There are many other uses of embeddings that I've not listed above. They are like swiss-army knives, versatile and powerful. Just as expelliarmus is Harry's favorite spell, embeddings are my favorite ML tool. After this, I'm sure they'll be yours too!
Resources to learn more
Google's video lecture on embeddings
If you learn best by watching videos, here's a great video from one of Google's engineers on embeddings from their crash course on machine learning. In fact, I'd recommend going through the entire crash course.
Link: https://developers.google.com/machine-learning/crash-course/embeddings/video-lecture
A chapter on embeddings from "Speech and Language Processing"
If you're more of the learn-by-reading kind, I've got you covered.
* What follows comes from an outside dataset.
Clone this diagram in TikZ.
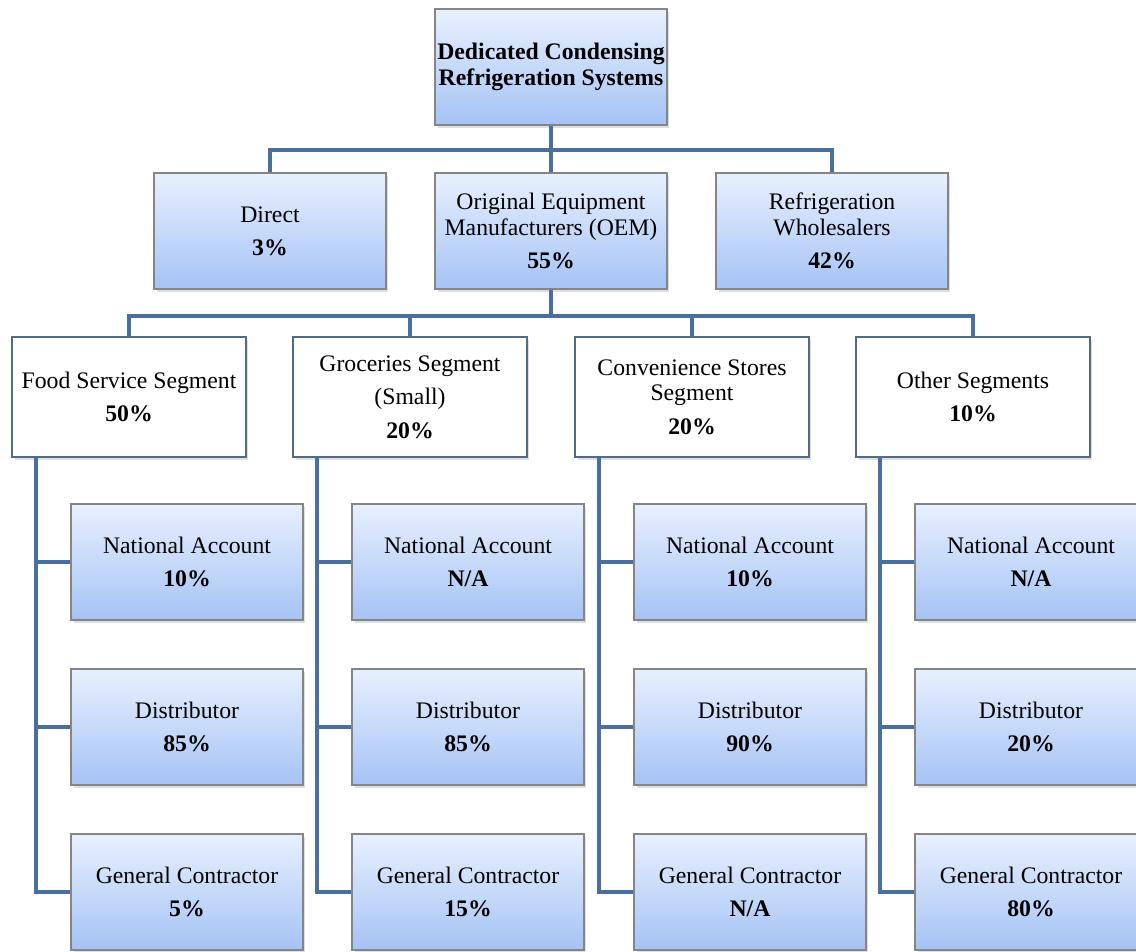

This chapter from the book "Speech and Language Processing" by Jurafsky et. al covers embeddings in rigorous detail.
Link: https://web.stanford.edu/~jurafsky/slp3/6.pdf
A Tutorial on building your own embeddings
If you love to learn by building, here's a tutorial on Kaggle that teaches you how to create your own embeddings using Word2Vec.
Link: https://www.kaggle.com/competitions/word2vec-nlp-tutorial/overview/description
I love how you tied Harry Potter into all this, and you make it look so easy. This is a fun read, Sairam!
And, yes, in fact back in the day, I listened to Eiffel 65 (really just their number one hit) and Aqua. Although, I must confess I haven't heard of Vengaboys. I appreciate the recommendation, though. 😆
What a brilliant article. I feel I understand embeddings now!